Warmup requests are a specific type of loading request that load application code into an instance ahead of time, before any live requests are made. To learn more about how to use warmup requests, see the Warmup Requests section of the Application Configuration page (Java | Python | Go).
Note: Warmup requests are not always called for every new instance. For example, if the new instance is the very first instance of your application, the user's request is sent to the application directly. As a result, you may still encounter loading requests, even with warmup requests enabled.
The Instances Dashboard
The Instances Dashboard is part of the App Engine Admin Console:
It shows instances assigned to your application with some information and controls:
- Average Queries Per Second (QPS) over the last minute
- Average Latency over the last minute
- The number of requests received in the last minute
- The Age, or how long the instance has been running
- Current memory usage
- The instance's availability, either resident or dynamic.

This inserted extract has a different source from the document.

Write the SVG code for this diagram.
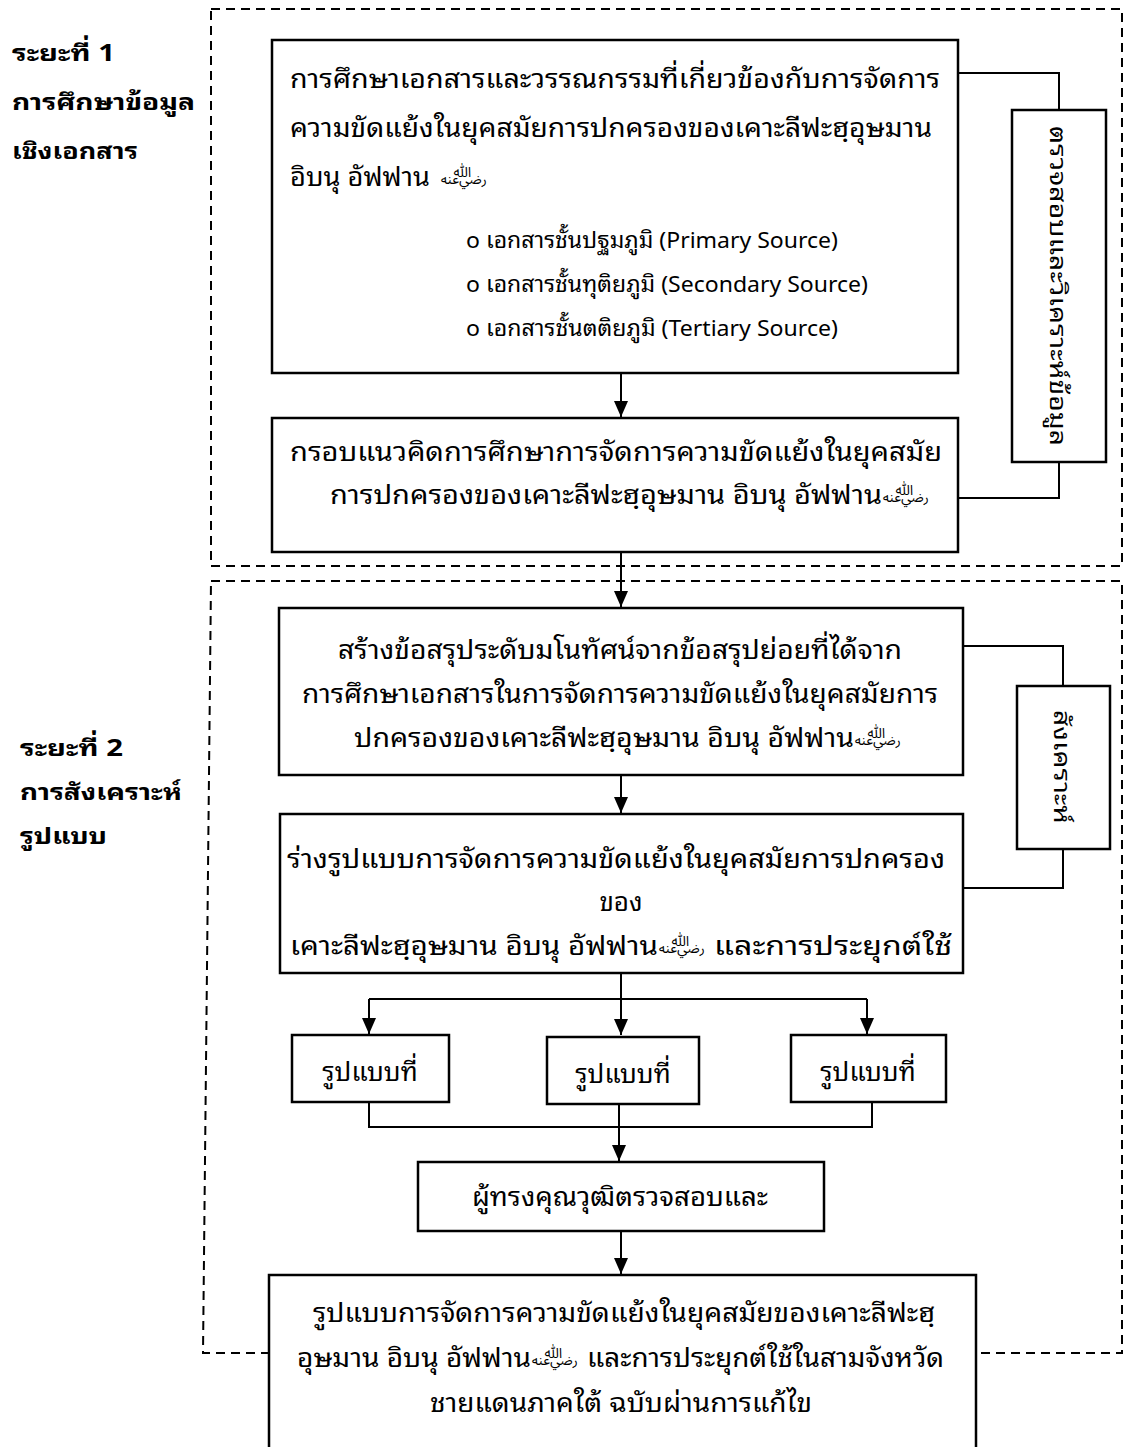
<svg xmlns="http://www.w3.org/2000/svg" width="1125" height="1447" viewBox="0 0 1125 1447">
<defs>
<style>
.bg{fill:#fff}
.box{fill:#fff;stroke:#000;stroke-width:2.5}
.dash{fill:none;stroke:#000;stroke-width:2;stroke-dasharray:9 6}
.conn{fill:none;stroke:#000;stroke-width:2}
.t{font-family:'Noto Sans','Noto Sans Thai Looped','Loma','Garuda','Noto Sans Thai',sans-serif;font-size:26px;fill:#000}
.s{font-size:22px}
.c{text-anchor:middle}
.lbl{font-family:'Noto Sans','Noto Sans Thai Looped','Loma','Garuda','Noto Sans Thai',sans-serif;font-size:23px;font-weight:bold;fill:#000}
.hon{font-family:'DejaVu Sans','Noto Sans Arabic','Noto Naskh Arabic',sans-serif;font-size:25px;fill:#000}
</style>
<marker id="ah" markerUnits="userSpaceOnUse" markerWidth="16" markerHeight="14" refX="16" refY="7" orient="auto">
<path d="M0,0 L16,7 L0,14 Z" fill="#000"/>
</marker>
</defs>
<rect class="bg" x="0" y="0" width="1125" height="1447"/>

<g id="phase-frames">
<path class="dash" d="M211,9 H1122 V566 H211 Z"/>
<path class="dash" d="M211,581 H1122 V1353 H203 L211,581"/>
</g>

<g id="phase1-label">
<text class="lbl" x="12" y="61" textLength="103" lengthAdjust="spacingAndGlyphs">ระยะที่ 1</text>
<text class="lbl" x="12" y="110" textLength="183" lengthAdjust="spacingAndGlyphs">การศึกษาข้อมูล</text>
<text class="lbl" x="12" y="159" textLength="126" lengthAdjust="spacingAndGlyphs">เชิงเอกสาร</text>
</g>
<g id="phase2-label">
<text class="lbl" x="20" y="756" textLength="103" lengthAdjust="spacingAndGlyphs">ระยะที่ 2</text>
<text class="lbl" x="20" y="800" textLength="162" lengthAdjust="spacingAndGlyphs">การสังเคราะห์</text>
<text class="lbl" x="20" y="844" textLength="87" lengthAdjust="spacingAndGlyphs">รูปแบบ</text>
</g>

<g id="connectors">
<path class="conn" d="M958,73 H1059 V110"/>
<path class="conn" d="M1059,462 V498 H958"/>
<path class="conn" d="M621,373 V417" marker-end="url(#ah)"/>
<path class="conn" d="M621,552 V607" marker-end="url(#ah)"/>
<path class="conn" d="M963,646 H1063 V686"/>
<path class="conn" d="M1063,849 V888 H963"/>
<path class="conn" d="M621,775 V813" marker-end="url(#ah)"/>
<path class="conn" d="M621,973 V1035" marker-end="url(#ah)"/>
<path class="conn" d="M369,999 H867"/>
<path class="conn" d="M369,999 V1034" marker-end="url(#ah)"/>
<path class="conn" d="M867,999 V1034" marker-end="url(#ah)"/>
<path class="conn" d="M369,1102 V1127 H872 V1102"/>
<path class="conn" d="M619,1102 V1161" marker-end="url(#ah)"/>
<path class="conn" d="M621,1231 V1274" marker-end="url(#ah)"/>
</g>

<g id="node-docs">
<rect class="box" x="272" y="40" width="686" height="333"/>
<text class="t" x="290" y="88" textLength="650" lengthAdjust="spacingAndGlyphs">การศึกษาเอกสารและวรรณกรรมที่เกี่ยวข้องกับการจัดการ</text>
<text class="t" x="290" y="137" textLength="642" lengthAdjust="spacingAndGlyphs">ความขัดแย้งในยุคสมัยการปกครองของเคาะลีฟะฮฺอุษมาน</text>
<text class="t" x="290" y="186" textLength="140" lengthAdjust="spacingAndGlyphs">อิบนุ อัฟฟาน</text>
<text class="hon" x="440" y="184">﵁</text>
<text class="t s" x="466" y="248" textLength="372" lengthAdjust="spacingAndGlyphs">o เอกสารชั้นปฐมภูมิ (Primary Source)</text>
<text class="t s" x="466" y="292" textLength="402" lengthAdjust="spacingAndGlyphs">o เอกสารชั้นทุติยภูมิ (Secondary Source)</text>
<text class="t s" x="466" y="336" textLength="372" lengthAdjust="spacingAndGlyphs">o เอกสารชั้นตติยภูมิ (Tertiary Source)</text>
</g>

<g id="node-check">
<rect class="box" x="1012" y="110" width="94" height="352"/>
<text class="t s c" transform="translate(1050,286) rotate(90)" x="0" y="0" textLength="320" lengthAdjust="spacingAndGlyphs">ตรวจสอบและวิเคราะห์ข้อมูล</text>
</g>

<g id="node-framework">
<rect class="box" x="272" y="418" width="686" height="134"/>
<text class="t c" x="616" y="461" textLength="652" lengthAdjust="spacingAndGlyphs">กรอบแนวคิดการศึกษาการจัดการความขัดแย้งในยุคสมัย</text>
<text class="t" x="330" y="504" textLength="552" lengthAdjust="spacingAndGlyphs">การปกครองของเคาะลีฟะฮฺอุษมาน อิบนุ อัฟฟาน</text>
<text class="hon" x="882" y="502">﵁</text>
</g>

<g id="node-conclude">
<rect class="box" x="279" y="608" width="684" height="167"/>
<text class="t c" x="620" y="659" textLength="564" lengthAdjust="spacingAndGlyphs">สร้างข้อสรุประดับมโนทัศน์จากข้อสรุปย่อยที่ได้จาก</text>
<text class="t c" x="620" y="703" textLength="636" lengthAdjust="spacingAndGlyphs">การศึกษาเอกสารในการจัดการความขัดแย้งในยุคสมัยการ</text>
<text class="t" x="354" y="747" textLength="500" lengthAdjust="spacingAndGlyphs">ปกครองของเคาะลีฟะฮฺอุษมาน อิบนุ อัฟฟาน</text>
<text class="hon" x="854" y="745">﵁</text>
</g>

<g id="node-synth">
<rect class="box" x="1017" y="686" width="93" height="163"/>
<text class="t s c" transform="translate(1054,767) rotate(90)" x="0" y="0" textLength="114" lengthAdjust="spacingAndGlyphs">สังเคราะห์</text>
</g>

<g id="node-draft">
<rect class="box" x="280" y="814" width="683" height="159"/>
<text class="t c" x="616" y="868" textLength="658" lengthAdjust="spacingAndGlyphs">ร่างรูปแบบการจัดการความขัดแย้งในยุคสมัยการปกครอง</text>
<text class="t c" x="621" y="911">ของ</text>
<text class="t" x="290" y="955" textLength="368" lengthAdjust="spacingAndGlyphs">เคาะลีฟะฮฺอุษมาน อิบนุ อัฟฟาน</text>
<text class="hon" x="658" y="953">﵁</text>
<text class="t" x="714" y="955" textLength="238" lengthAdjust="spacingAndGlyphs">และการประยุกต์ใช้</text>
</g>

<g id="node-model1">
<rect class="box" x="292" y="1035" width="157" height="67"/>
<text class="t c" x="370" y="1081">รูปแบบที่</text>
</g>
<g id="node-model2">
<rect class="box" x="547" y="1037" width="152" height="67"/>
<text class="t c" x="623" y="1083">รูปแบบที่</text>
</g>
<g id="node-model3">
<rect class="box" x="791" y="1035" width="155" height="67"/>
<text class="t c" x="868" y="1081">รูปแบบที่</text>
</g>

<g id="node-expert">
<rect class="box" x="418" y="1162" width="406" height="69"/>
<text class="t c" x="620" y="1206" textLength="296" lengthAdjust="spacingAndGlyphs">ผู้ทรงคุณวุฒิตรวจสอบและ</text>
</g>

<g id="node-final">
<rect class="box" x="269" y="1275" width="707" height="200"/>
<text class="t c" x="624" y="1322" textLength="622" lengthAdjust="spacingAndGlyphs">รูปแบบการจัดการความขัดแย้งในยุคสมัยของเคาะลีฟะฮฺ</text>
<text class="t" x="297" y="1367" textLength="234" lengthAdjust="spacingAndGlyphs">อุษมาน อิบนุ อัฟฟาน</text>
<text class="hon" x="531" y="1365">﵁</text>
<text class="t" x="587" y="1367" textLength="357" lengthAdjust="spacingAndGlyphs">และการประยุกต์ใช้ในสามจังหวัด</text>
<text class="t c" x="621" y="1412" textLength="382" lengthAdjust="spacingAndGlyphs">ชายแดนภาคใต้ ฉบับผ่านการแก้ไข</text>
</g>
</svg>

- A Shutdown button to shut down the instance.
In general, instance usage is billed on an hourly basis based on the instance's uptime. Billing begins when the instance starts and ends fifteen minutes after the instance shuts down. You will be billed only for idle instances up to the number of maximum idle instances set in the Performance Settings tab of the Admin Console. Runtime overhead is counted against the instance memory . This will be higher for Java applications than Python.
Billing is slightly different in resident and dynamic instances:
- For resident instances, billing ends fifteen minutes after the instance is shut down.
- For dynamic instances, billing ends fifteen minutes after the last request has finished processing.